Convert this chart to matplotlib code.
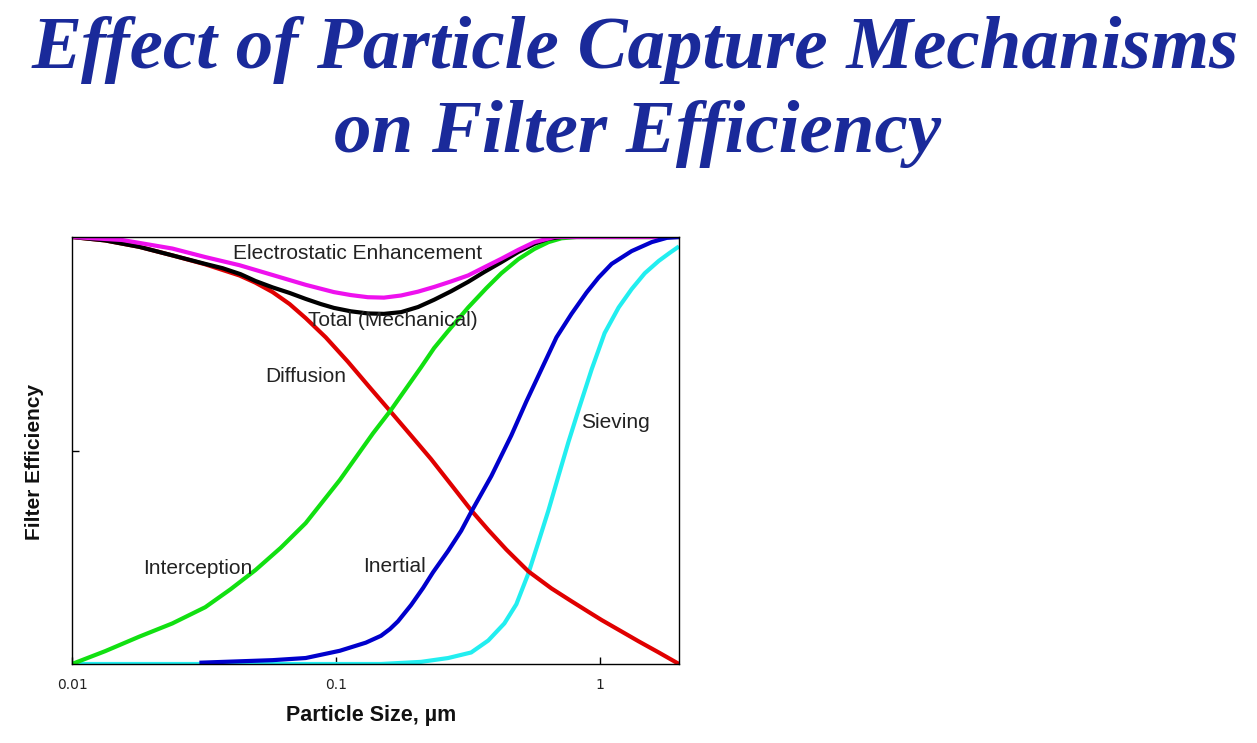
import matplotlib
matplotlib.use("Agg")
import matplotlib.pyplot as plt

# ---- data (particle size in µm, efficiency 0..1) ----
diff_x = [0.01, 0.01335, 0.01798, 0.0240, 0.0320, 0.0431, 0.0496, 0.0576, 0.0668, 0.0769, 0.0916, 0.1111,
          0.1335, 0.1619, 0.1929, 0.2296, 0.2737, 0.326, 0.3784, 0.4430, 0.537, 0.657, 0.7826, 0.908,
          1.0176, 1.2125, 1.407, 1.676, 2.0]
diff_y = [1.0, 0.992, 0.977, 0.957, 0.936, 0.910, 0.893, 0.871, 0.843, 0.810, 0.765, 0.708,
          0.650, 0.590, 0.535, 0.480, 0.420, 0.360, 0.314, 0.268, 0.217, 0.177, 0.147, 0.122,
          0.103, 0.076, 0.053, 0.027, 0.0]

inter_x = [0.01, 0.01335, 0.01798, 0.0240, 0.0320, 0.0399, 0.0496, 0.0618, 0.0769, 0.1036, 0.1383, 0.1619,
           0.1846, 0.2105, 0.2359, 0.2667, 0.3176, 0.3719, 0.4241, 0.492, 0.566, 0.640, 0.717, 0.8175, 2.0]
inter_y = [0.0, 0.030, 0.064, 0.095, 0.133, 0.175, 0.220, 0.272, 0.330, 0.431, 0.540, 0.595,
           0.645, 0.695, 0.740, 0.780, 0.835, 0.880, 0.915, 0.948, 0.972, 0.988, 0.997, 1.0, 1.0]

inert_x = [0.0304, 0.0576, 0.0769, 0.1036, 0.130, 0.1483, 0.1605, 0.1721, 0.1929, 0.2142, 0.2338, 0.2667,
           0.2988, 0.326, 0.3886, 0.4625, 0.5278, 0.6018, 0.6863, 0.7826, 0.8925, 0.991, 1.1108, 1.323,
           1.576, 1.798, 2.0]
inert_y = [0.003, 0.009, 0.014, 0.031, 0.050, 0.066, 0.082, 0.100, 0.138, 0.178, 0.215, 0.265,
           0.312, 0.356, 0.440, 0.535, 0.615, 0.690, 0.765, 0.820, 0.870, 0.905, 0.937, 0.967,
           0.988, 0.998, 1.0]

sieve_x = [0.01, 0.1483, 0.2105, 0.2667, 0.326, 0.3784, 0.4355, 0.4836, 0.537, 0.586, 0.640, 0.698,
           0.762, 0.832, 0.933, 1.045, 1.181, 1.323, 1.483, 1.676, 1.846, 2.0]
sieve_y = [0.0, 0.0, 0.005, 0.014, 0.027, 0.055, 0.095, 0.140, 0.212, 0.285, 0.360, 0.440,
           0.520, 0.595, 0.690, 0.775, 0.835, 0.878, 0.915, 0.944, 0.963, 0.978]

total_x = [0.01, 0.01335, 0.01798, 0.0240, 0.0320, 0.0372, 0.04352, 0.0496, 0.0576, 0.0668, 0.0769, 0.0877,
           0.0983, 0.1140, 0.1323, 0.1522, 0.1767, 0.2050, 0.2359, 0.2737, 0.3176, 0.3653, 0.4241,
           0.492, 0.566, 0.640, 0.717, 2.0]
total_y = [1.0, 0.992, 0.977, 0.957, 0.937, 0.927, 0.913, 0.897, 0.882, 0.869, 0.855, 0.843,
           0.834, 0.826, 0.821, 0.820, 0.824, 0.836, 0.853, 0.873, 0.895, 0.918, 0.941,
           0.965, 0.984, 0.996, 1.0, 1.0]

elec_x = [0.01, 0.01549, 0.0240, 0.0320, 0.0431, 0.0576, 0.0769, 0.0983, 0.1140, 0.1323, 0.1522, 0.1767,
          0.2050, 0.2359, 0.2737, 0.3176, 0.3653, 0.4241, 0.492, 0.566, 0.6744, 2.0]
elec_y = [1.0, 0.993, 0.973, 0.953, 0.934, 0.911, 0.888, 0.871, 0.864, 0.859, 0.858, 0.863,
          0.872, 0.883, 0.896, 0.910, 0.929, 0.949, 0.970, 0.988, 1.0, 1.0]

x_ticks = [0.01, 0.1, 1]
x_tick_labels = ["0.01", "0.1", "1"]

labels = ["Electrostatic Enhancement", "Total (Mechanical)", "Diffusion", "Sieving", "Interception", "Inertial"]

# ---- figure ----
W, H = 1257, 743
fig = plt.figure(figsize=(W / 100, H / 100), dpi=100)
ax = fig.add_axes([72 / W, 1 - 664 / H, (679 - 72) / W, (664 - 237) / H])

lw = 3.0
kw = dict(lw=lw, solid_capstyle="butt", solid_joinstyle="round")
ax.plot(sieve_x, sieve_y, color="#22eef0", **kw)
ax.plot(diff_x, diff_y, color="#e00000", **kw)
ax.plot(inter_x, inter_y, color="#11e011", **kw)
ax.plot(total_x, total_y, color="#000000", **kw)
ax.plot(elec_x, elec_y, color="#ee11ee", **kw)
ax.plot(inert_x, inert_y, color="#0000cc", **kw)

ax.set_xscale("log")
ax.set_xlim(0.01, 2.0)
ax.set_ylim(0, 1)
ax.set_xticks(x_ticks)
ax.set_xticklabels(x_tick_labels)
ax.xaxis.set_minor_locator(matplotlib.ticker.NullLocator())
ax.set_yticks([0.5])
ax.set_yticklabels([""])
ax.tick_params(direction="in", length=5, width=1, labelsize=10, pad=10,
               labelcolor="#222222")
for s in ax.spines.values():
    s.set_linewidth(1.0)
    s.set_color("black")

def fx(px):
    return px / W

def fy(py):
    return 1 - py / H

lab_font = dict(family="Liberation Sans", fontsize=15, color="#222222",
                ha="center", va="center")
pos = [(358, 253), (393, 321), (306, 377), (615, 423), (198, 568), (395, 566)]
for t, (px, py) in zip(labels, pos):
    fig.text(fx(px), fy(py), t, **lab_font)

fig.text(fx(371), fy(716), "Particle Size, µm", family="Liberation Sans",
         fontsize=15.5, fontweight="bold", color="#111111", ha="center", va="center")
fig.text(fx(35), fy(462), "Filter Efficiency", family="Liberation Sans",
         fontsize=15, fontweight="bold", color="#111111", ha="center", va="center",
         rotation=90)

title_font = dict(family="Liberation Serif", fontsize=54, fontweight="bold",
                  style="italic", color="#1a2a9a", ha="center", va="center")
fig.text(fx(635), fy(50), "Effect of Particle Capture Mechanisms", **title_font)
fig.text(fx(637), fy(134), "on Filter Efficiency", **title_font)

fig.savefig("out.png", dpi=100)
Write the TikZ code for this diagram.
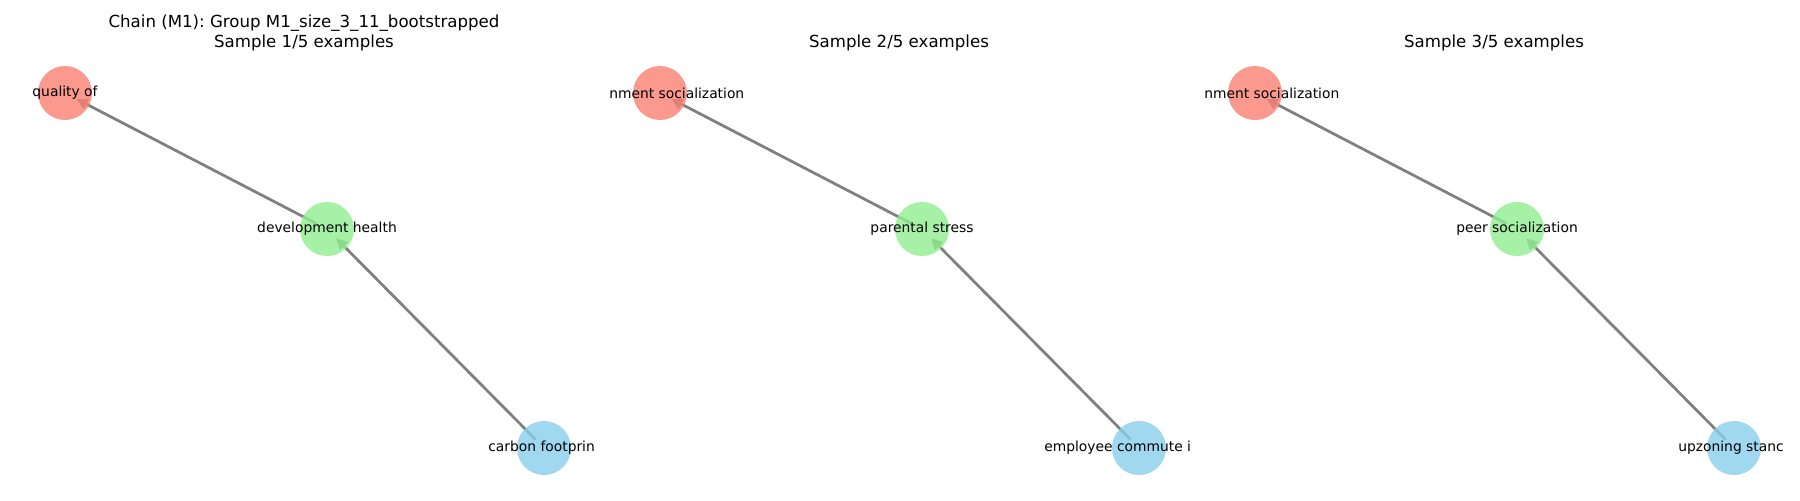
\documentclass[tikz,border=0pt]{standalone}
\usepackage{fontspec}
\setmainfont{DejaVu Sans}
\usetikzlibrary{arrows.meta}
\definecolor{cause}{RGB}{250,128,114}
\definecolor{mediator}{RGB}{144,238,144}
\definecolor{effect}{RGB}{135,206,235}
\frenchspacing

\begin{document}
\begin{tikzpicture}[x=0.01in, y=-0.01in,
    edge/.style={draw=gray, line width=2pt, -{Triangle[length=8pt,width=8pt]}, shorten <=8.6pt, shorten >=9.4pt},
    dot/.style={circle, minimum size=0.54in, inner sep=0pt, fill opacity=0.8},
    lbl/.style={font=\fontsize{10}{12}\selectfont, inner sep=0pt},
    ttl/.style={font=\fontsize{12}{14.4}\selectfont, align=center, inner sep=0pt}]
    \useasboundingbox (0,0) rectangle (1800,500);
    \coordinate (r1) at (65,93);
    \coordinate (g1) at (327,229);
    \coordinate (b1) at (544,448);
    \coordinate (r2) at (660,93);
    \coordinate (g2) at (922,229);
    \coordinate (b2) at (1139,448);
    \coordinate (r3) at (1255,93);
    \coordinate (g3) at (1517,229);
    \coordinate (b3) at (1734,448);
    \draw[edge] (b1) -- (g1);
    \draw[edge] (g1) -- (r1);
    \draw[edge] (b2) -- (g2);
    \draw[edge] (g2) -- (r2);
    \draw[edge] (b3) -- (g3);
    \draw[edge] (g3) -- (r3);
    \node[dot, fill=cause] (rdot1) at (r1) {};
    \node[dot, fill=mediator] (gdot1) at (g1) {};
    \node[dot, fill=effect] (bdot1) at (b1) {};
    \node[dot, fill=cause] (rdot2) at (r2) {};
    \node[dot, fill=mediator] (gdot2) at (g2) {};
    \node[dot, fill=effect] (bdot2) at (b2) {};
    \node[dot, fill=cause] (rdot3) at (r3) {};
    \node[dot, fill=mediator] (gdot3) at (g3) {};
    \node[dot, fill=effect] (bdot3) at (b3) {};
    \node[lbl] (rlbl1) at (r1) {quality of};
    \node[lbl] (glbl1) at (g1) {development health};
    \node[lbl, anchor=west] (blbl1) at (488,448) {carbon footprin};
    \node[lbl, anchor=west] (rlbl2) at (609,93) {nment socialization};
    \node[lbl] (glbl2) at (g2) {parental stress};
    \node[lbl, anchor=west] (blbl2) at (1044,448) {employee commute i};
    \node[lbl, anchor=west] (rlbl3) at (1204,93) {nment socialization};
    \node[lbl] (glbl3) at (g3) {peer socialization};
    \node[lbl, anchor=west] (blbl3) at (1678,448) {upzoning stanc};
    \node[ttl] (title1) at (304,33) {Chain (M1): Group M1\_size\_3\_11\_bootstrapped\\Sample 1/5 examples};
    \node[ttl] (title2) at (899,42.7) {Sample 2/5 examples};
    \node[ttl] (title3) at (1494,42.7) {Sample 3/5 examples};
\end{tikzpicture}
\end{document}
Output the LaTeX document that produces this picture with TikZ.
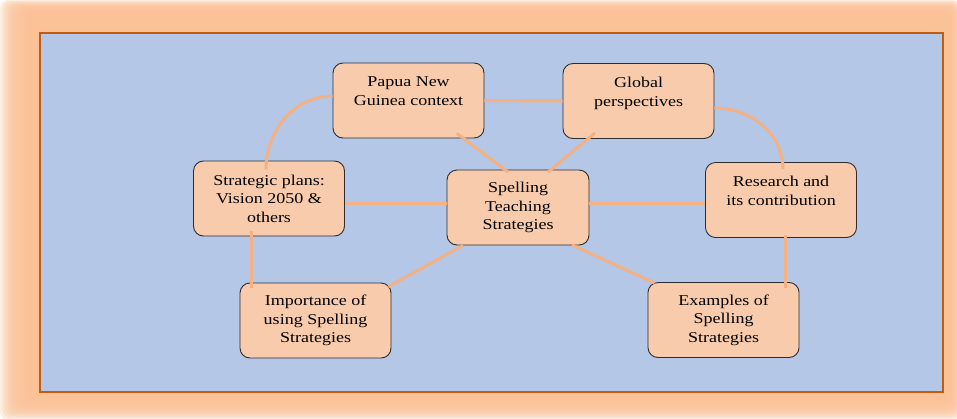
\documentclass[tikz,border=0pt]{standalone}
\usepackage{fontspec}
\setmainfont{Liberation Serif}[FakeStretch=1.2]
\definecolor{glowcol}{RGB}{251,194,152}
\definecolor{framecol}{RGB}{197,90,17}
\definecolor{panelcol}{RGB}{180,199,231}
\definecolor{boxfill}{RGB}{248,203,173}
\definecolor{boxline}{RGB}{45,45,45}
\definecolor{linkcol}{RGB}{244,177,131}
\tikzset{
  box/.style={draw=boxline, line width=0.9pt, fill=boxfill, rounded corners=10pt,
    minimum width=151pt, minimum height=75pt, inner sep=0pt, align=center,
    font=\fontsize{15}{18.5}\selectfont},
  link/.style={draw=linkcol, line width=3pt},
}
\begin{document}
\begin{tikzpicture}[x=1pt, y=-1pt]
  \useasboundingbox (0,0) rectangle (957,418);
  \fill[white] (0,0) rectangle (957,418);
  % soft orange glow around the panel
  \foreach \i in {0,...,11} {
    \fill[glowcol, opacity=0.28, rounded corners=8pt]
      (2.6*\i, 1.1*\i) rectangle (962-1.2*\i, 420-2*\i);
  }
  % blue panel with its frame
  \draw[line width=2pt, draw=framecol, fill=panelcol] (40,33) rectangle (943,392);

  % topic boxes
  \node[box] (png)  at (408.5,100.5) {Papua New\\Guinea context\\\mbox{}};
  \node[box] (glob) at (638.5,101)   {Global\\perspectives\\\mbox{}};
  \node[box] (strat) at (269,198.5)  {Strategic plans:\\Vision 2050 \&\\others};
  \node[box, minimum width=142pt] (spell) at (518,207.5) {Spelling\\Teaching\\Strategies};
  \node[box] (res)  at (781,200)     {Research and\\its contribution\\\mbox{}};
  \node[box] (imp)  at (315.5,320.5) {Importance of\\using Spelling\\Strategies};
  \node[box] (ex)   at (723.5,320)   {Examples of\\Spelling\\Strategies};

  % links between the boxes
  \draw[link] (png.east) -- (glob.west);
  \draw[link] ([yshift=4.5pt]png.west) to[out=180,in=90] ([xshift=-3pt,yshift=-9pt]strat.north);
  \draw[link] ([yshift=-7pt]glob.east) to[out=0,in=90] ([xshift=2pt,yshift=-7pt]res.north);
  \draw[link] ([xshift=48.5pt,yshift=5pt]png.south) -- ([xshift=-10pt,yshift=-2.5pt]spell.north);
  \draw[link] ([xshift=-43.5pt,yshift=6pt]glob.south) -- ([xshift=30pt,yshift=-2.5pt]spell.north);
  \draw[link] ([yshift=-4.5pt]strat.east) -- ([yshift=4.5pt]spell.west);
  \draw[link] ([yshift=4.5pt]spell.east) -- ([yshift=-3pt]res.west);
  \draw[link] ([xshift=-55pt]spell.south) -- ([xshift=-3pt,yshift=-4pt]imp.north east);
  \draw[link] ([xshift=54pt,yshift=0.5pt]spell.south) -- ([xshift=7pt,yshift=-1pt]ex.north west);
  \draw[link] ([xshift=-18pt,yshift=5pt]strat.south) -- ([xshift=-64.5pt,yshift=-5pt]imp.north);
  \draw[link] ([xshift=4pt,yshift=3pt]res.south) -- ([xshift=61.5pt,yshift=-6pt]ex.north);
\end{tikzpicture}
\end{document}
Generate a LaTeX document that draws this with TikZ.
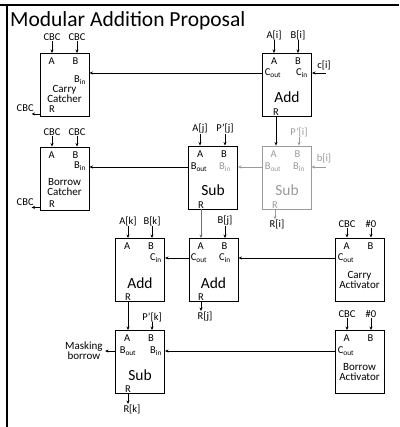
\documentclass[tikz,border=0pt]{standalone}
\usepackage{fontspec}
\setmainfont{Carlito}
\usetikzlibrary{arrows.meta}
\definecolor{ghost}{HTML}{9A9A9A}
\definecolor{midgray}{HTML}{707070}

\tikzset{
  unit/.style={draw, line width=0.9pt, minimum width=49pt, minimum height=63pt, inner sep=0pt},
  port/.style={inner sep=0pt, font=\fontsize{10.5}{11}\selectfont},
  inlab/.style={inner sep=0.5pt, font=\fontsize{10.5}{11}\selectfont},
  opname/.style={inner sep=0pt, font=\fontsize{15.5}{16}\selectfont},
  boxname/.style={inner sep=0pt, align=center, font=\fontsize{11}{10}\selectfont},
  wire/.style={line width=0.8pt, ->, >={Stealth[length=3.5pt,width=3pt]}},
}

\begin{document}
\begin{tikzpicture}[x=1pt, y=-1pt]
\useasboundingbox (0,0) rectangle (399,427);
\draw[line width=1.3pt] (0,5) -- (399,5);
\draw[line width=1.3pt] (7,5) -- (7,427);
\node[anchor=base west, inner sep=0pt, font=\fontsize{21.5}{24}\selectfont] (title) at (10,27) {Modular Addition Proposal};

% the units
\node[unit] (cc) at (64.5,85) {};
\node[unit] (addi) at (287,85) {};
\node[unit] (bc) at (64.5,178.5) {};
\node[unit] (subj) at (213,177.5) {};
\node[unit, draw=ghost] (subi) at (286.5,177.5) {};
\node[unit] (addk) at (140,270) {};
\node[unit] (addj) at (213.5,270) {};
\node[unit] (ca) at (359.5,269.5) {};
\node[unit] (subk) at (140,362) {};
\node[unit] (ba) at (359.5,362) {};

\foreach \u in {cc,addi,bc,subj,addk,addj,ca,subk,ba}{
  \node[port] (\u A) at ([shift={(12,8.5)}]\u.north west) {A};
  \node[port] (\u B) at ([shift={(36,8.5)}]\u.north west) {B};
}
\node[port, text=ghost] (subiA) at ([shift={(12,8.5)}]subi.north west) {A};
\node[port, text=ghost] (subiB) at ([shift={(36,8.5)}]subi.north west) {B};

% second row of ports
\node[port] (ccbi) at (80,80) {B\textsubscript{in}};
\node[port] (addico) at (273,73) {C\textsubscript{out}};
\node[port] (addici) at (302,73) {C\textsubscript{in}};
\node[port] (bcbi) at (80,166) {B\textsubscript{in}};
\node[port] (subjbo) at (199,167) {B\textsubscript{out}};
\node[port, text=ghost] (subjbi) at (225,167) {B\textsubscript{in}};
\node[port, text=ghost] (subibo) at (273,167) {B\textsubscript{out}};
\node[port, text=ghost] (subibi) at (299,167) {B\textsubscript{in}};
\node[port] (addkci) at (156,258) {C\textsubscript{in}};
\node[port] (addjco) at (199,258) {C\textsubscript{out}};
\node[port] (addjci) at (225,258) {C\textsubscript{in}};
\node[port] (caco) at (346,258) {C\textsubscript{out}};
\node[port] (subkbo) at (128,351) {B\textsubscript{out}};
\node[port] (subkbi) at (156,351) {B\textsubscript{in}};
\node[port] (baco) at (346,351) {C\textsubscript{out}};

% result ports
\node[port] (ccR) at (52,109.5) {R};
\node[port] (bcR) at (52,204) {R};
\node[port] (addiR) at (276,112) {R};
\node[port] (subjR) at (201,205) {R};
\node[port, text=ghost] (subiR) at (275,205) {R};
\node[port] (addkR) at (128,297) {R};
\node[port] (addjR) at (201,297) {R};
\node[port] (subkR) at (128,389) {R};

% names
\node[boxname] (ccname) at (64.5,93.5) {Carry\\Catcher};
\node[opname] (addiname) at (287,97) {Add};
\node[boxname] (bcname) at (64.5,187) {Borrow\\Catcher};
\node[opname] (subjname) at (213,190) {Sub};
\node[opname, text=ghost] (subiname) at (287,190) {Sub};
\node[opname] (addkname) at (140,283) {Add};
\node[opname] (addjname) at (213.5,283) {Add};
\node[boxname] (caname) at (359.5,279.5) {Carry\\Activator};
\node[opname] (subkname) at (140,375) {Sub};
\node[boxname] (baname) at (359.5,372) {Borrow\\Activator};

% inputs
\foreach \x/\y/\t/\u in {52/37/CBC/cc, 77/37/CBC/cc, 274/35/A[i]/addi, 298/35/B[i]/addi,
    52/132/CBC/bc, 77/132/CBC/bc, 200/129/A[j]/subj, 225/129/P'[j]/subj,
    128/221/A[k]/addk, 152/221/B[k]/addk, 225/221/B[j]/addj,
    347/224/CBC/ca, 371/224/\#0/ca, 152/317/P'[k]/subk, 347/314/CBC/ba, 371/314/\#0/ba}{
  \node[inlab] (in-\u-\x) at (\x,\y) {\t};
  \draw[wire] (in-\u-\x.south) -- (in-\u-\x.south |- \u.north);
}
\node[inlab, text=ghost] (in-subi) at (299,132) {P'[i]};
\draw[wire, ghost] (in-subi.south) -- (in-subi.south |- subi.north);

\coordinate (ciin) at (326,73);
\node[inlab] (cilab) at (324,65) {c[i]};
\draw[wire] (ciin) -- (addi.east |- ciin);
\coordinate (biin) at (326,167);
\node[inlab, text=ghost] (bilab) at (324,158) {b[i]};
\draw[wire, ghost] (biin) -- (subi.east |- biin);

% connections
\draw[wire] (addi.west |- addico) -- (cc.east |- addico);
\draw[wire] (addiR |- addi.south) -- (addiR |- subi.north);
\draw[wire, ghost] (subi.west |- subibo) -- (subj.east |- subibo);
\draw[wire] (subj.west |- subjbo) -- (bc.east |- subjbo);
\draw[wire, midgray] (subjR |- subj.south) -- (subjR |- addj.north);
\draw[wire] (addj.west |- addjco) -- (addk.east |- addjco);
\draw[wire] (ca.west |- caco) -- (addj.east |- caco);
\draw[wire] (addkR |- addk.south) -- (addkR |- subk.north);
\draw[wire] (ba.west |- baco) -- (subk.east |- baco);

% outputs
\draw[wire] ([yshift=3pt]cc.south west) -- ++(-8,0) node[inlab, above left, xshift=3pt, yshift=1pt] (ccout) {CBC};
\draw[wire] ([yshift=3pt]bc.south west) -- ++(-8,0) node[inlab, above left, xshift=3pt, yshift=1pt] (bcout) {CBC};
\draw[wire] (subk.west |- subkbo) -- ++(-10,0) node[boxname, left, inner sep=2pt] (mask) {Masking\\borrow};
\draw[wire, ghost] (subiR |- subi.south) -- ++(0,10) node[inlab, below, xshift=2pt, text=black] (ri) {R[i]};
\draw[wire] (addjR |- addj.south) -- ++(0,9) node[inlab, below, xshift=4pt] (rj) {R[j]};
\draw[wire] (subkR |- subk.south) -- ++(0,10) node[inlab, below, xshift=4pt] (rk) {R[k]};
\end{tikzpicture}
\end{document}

────────────────────

• **What you will do**
Output exactly the span of lines from the top of the listing through the line holding "import matplotlib.pyplot as plt", and leave every picture out.

• **Full output**
Convert this chart to matplotlib code.
import matplotlib
matplotlib.use("Agg")
import matplotlib.pyplot as plt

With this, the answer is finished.